When the Australian revisionist Dr Fredrick Töben was arrested at London’s Heathrow Airport in October 2008 and subjected to a European Arrest Warrant seeking his extradition to face criminal opinion charges in Germany, Lady Renouf mobilised a defence team that successfully opposed the warrant as invalid, forcing the German authorities to back down and accept his release. The Töben case proved an important precedent in relation to the traditional Catholic Bishop Richard Williamson, who was convicted in Germany for answers he gave to a Swedish television crew in November 2008, but who as a consequence of the success in Töben’s case, could not be subjected to a European Arrest Warrant. On Bishop Williamson’s return to London in 2009 he was met at the airport by Lady Renouf, who gave interviews to BBC Radio 4 and the World Service later that day, in which she debated the issues involved with Deborah Lipstadt and the late Greville Janner of the World Jewish Congress.

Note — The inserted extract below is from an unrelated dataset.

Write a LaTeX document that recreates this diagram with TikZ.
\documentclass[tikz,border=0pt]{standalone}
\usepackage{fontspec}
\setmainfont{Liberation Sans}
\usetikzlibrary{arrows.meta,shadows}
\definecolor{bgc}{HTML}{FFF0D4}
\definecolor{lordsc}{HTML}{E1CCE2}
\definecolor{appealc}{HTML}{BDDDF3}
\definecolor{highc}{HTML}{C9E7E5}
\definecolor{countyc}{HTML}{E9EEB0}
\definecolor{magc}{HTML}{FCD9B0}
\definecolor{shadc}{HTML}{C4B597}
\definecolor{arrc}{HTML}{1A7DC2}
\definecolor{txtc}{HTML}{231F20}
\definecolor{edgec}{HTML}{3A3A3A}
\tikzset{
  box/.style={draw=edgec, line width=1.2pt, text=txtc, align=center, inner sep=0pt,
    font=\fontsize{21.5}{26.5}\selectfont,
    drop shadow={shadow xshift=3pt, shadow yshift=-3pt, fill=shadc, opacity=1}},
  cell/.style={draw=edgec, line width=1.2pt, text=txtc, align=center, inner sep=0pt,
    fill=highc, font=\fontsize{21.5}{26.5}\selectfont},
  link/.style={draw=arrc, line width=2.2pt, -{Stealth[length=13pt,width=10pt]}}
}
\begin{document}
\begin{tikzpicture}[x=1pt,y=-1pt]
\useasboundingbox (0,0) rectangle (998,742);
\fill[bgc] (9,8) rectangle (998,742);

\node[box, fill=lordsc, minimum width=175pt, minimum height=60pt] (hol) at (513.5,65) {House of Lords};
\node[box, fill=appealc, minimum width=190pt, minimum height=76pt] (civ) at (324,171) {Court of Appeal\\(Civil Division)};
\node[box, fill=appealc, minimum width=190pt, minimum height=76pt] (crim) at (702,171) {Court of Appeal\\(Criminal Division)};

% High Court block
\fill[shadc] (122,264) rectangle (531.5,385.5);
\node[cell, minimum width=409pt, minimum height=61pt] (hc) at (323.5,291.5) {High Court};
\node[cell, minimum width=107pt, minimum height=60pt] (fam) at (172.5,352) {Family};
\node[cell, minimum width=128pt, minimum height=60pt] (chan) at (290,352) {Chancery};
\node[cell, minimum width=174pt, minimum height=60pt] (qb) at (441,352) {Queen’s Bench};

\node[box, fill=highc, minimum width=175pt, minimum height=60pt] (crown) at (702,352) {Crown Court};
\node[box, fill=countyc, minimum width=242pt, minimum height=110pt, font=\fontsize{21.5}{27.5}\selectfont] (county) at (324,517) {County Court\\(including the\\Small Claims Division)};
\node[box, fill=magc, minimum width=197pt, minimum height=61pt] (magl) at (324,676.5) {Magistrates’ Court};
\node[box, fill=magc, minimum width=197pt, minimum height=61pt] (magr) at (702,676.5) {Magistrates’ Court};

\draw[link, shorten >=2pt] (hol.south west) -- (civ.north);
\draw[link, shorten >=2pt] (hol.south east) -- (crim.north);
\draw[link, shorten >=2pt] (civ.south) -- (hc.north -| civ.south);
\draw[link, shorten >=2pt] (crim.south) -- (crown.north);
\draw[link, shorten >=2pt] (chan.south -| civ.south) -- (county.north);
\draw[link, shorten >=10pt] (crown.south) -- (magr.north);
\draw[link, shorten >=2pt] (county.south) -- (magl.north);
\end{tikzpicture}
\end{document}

Now those same German authorities are seeking revenge in a wholly unwarranted prosecution of a British citizen for a perfectly normal and reasonable (though unplanned and unprepared) speech in Dresden two years ago, a speech intended as a humble acknowledgment of British guilt and contrition for a terrible crime against German civilians committed 75 years ago.

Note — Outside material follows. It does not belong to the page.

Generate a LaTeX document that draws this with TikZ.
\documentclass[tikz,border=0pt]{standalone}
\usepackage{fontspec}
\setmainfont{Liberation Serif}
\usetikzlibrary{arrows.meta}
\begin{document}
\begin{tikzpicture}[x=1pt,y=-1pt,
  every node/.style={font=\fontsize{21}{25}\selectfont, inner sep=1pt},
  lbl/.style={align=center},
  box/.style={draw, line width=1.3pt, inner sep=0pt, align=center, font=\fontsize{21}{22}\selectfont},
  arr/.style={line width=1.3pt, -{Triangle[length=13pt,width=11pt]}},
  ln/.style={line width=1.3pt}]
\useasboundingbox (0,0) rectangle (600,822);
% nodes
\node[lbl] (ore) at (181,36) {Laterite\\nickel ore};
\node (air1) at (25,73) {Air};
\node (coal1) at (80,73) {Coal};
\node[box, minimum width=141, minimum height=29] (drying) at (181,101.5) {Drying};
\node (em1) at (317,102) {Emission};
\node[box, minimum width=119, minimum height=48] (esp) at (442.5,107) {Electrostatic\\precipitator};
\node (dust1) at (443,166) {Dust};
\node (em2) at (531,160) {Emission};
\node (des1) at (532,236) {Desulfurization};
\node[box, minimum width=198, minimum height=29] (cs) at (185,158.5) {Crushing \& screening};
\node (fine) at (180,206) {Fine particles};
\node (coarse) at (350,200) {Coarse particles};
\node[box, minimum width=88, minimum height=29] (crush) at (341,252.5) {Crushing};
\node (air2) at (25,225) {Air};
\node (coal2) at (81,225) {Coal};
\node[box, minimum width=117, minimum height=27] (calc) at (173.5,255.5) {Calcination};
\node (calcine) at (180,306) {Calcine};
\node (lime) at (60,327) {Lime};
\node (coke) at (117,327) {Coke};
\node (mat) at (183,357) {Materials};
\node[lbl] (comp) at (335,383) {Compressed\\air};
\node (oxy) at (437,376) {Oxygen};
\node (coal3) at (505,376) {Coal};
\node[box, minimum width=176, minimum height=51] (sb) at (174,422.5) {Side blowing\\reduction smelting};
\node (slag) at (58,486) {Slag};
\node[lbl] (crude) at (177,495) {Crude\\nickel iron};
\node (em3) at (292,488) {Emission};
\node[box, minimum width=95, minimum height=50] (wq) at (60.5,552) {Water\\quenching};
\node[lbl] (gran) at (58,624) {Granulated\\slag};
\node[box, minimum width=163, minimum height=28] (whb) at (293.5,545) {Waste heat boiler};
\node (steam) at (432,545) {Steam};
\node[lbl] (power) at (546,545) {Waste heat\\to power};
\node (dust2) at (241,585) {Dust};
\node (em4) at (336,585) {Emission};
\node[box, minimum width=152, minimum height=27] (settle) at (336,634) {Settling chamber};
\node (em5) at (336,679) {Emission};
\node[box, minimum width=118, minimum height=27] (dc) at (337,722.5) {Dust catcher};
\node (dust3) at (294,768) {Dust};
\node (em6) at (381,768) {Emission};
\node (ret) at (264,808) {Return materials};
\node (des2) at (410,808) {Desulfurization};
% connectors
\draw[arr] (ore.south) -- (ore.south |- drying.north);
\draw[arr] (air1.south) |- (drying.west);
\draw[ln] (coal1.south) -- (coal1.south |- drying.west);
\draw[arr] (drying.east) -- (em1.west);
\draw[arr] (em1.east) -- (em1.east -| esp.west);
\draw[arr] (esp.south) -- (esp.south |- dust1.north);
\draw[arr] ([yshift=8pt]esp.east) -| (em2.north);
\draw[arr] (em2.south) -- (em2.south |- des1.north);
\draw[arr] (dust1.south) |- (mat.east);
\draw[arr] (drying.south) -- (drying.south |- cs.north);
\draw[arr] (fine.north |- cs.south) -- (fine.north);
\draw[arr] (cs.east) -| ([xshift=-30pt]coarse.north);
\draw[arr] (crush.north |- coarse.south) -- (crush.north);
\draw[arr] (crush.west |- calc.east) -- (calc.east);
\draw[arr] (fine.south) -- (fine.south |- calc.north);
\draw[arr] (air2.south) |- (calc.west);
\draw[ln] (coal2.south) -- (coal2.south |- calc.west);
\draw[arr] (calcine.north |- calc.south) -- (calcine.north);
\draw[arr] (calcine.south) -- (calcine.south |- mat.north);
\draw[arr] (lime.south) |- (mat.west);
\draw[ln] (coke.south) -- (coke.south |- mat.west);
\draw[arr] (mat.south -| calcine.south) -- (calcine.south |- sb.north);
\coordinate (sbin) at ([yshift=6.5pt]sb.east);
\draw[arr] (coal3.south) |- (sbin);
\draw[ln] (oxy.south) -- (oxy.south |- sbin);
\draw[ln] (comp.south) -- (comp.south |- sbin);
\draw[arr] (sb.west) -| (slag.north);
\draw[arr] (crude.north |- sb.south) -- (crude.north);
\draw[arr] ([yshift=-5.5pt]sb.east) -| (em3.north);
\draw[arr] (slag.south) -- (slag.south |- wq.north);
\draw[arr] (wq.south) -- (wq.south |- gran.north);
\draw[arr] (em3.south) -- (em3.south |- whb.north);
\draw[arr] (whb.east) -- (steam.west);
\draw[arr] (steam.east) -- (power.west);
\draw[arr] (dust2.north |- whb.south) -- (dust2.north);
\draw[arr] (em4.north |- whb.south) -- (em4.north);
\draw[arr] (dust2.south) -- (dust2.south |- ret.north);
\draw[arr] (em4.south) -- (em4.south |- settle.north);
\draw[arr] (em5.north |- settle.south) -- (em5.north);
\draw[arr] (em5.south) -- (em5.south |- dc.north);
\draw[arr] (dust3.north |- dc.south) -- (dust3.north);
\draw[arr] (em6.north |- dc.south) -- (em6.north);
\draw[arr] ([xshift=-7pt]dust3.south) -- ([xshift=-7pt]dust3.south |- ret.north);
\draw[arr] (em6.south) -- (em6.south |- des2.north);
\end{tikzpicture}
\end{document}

By this politically-motivated prosecution, the moribund Merkel government’s servants in the German state apparatus dishonour their own dead, and discredit themselves before the world’s media.
Lady Renouf’s former husband Sir Frank Renouf was a prisoner-of-war in Germany for four years following his capture after parachuting into Greece on 26th April 1941. His time in an officers’ prisoner-of-war camp in Bavaria was well spent learning German from a friendly guard with the aid of Schiller’s poetry, building a tennis court, enjoying Red Cross food parcels, and conducting a correspondence course with Worcester College, Oxford, where he was admitted for a postwar degree. His German connections were strengthened after the war as a friend of British Prime Minister Edward Heath and eminent figures in European banking including the British Lord Kindersley (a director of the Bank of England) and the German Hermann Abs (a director of Deutsche Bank). The Renoufs’ matrimonial home at 37 Eaton Square, Belgravia, had during the 1930s been the home of British Prime Minister Neville Chamberlain, who immediately before the Second World War rented out this same property as the home of German Ambassador Joachim von Ribbentrop – the first prisoner executed by the Allies at Nuremberg in 1946.
It remains to be seen whether 21st century Germany will be as hospitable to Lady Renouf as wartime Germany was to her former husband!